2009’da çıta iyice yükseldi. Ahmet Türk teröristbaşı için Mandela benzetmesini yapıp, “Eğer sorunu çözmek istiyorsanız, Öcalan’ın özgürleşmesi gerekir” dedi. Hakkında inceleme başlatıldı. Sabahat Tuncel, Cumhurbaşkanı Gül’ün Talabani değil Öcalan’la diyalog kurmasını istedi. Emine Ayna’nın şu konuşması ise adeta bugün “çözüm” diye sunulan paketin gerçek sahibini ortaya koyuyordu:

“Bugün Kürtçe televizyon kanalından söz edilebiliyorsa, eğer Kürtlere ‘Şarkınızı türkünüzü söyleyin’ denilebiliyorsa, eğer Kürtler yıllardır süren mücadeleleriyle meydanları doldurabiliyorsa, Kürt özgürlük hareketinin, dağa çıkan gençlerimizin verdiği mücadele sonucundadır. Kürt sorunun çözümü için bir çok çözüm önerisi ortadadır. Türkiye’nin yapısı bozulmadan ancak Kürt halkının kendi kendini yönetebilme yetkisini tanıyarak demokratik özel Kürdistan, demokratik özel bölgeler halinde çözüm önerileri mevcuttur. Bu çözüm önerilerini ortaya koyan İmralı cezaevindeki sayın Öcalan’dır. Ulusal sorunların çözümleri, o ulusların mücadele eden liderleri ile mümkündür. Bu yüzden bugün Türkiye Kürt sorununun siyasal çözümünü 30 yıldır bunun mücadelesini veren muhatabıyla çözmelidir.”

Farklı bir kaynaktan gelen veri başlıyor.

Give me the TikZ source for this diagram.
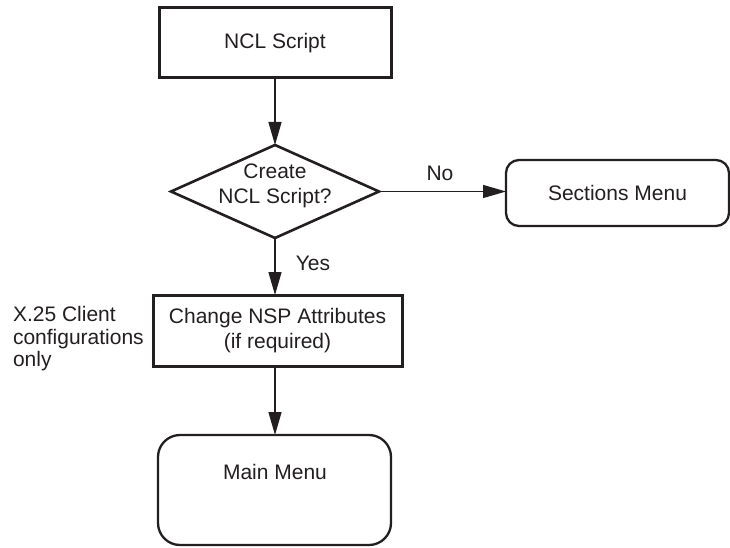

2010’dan sadece iki sahne; İzmir’de nevruz kutlamalarının olduğu alana üzerinde PKK yazan pankartla girmeye çalışan birisi yakalanıp, gözaltına alındı… Şanlıurfa’daki mitinge Kandil ve Mahmur’dan gelen “Habur fatihleri” de katıldı.

2011, artık her pankart, her slogan, Türk bayrağına saldırılar sıradanlaştı. Sabahat Tuncel polis tokatlama aşamasına geçti. Sözler ise yenilir yutulur cinsten değildi. Bugün keyifle İmralı’ya gönderilen Selahattin Demirtaş Erdoğan’a yüklenip, “Bizim meselemiz pazarlık edilemeyecek kadar önemlidir. Siz tüccar olabilirsiniz, ama bizim açımızdan bir pazarlık söz konusu değildir. Biz diyoruz ki bizden çaldığınızı geri vereceksiniz. Yemin billah AKP bizim coğrafyamızda tasfiye olana kadar, tabelalarını koltuklarının altına verene kadar mücadelemiz sürecek” dedi. Diğer İmralı postacılarından Ahmet Türk, “İmralı’da sayın Öcalan, Kürt sorunun çözüm yolu sundu. Gelin elinizi Kürtlerin liderine uzatın” çağrısı yaparken, Gülten Kışanak, “Cumhuriyetle vedalaşmanın zamanının geldiğini” duyurdu.

Dışişleri Bakanı Davutoğlu’nun “muhabbet cemresi” düşürdüğü Diyarbakır Belediye Başkanı Osman Baydemir de şunları söyledi:

“Gün gelecek bu topraklarda sizler de bölge parlamentonuzda kendi sesinizle kimliğinizle renklerinizle yaşayacaksınız. Bugün bir yüreğimiz Tahran’da, Şam’da. Bir yüreğimiz de İmralı zindanındadır. Sizin çabalarınızla direnişinizle zindanların kapısı açılacak ve Kürt halkı da barışa ulaşacak.”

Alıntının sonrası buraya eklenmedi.